Prominent colonial educationalist, Murdoch’s ideas on the usage of home-grown languages in teaching English in the colonial schools of Madras would in a way revolutionise the teaching of an alien language while allowing the regional languages also to thrive.
PERSIAN MUSHAIRAS
When the Mughals weakened, Persian prominence in India declined. But Persian literary culture reconstituted itself in small pockets. A notable Persian outpost was the court of the last Nawab of Arcot in Madras.
Short-lived Nawab Muhammad Ghaws Khan‘s engagement with Persian poetry started at age of 12 and would even compose two Persian tazkiras (memoirs). Though he had lost his kingdom and was on a pension from the company, the Nawab ensured that Persian literary culture persisted as an essential part of the cultural milieu.
Mushairas, which were poetic symposiums for poets to exhibit their talent in verse, were often presided over by the Nawab himself. He provided patronage and bestowed titles on poets.
The Nawab’s poetic club while having its membership closely controlled was not an informal gathering of poets but an exclusive Persian poetry society which had poetic rivalries and personal clashes.
THE DRAVIDIAN LANGUAGES
The first college in Madras, East India College, was started in Nungambakkam by collector Ellis (who was fluent in eight languages himself) and taught Indian languages mainly.
The purpose of the college was to acclimatise English officers to local culture and dialects.
The company offered promotions and increments to those who became proficient in local languages. But Ellis got what he hadn’t bargained for as well. When Tamil pundits, Telugu experts, Urdu munshis and Sanskrit gurus sat in the same staff room, it was easy for Ellis to see what could be grouped together and what could not.
Thus the Dravidian cluster of languages was discovered. This was reinforced by Caldwell later.
THE ANTI-HINDI AGITATION
Often considered the last bastion resisting Hindi, Madras has been the centre of many agitations based on languages.
The imposition of Hindi was a very sensitive issue even from the British days, starting against the Rajaji government of 1937. Ever since that, it boils up quite often.
The changeover to Dravidian rule in the state can clearly be attributed to the steadfast anti-Hindi agitation run by the DMK.
It was during that time that a substantial portion of the tar reserved for road laying must have gone in erasing Hindi from name boards. Tamil Nadu still honours its language martyrs with statues and buildings named after them.
SANSKRIT COLLEGE
The Madras Sanskrit College was founded in Mylapore in 1906 and remains today the oldest Sanskrit-based educational institution in the nation.

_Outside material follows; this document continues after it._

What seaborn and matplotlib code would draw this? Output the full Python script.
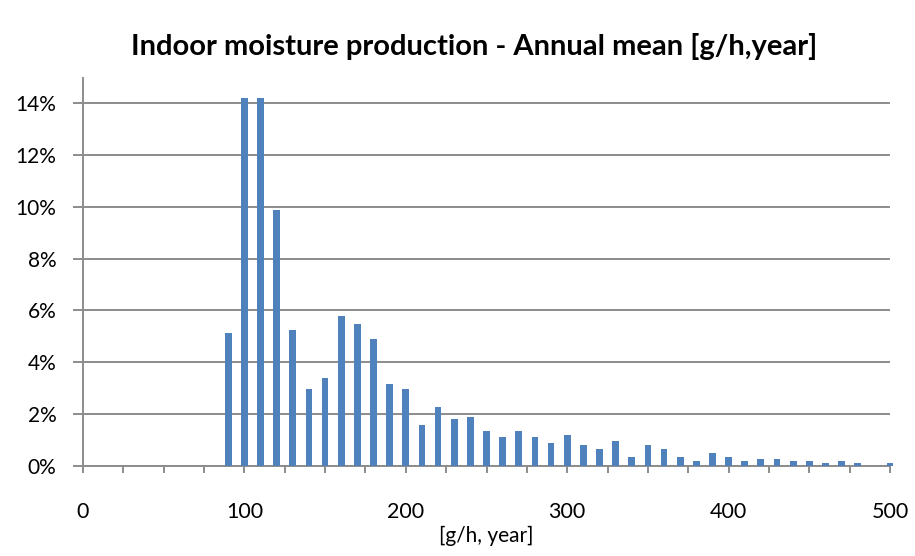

It was founded by eminent lawyer V Krishnaswami Iyer, who noticed the fading of the gurukulam concept under the onslaught of western education, the diminishing number of teachers and the fast deteriorating standards of Sanskrit education.
The college has justified the dreams of its founder by restoring and rejuvenating Sanskrit in this part of the country.
The college has an excellent collection of palm-leaf manuscripts of ancient and medieval Sanskrit texts. The Gaja Sastra, a Sanskrit veterinary manual for elephant maintenance, is one of them.
Gandhi and Tagore visited this college, impressed by its performance in reviving a fast-declining ethos.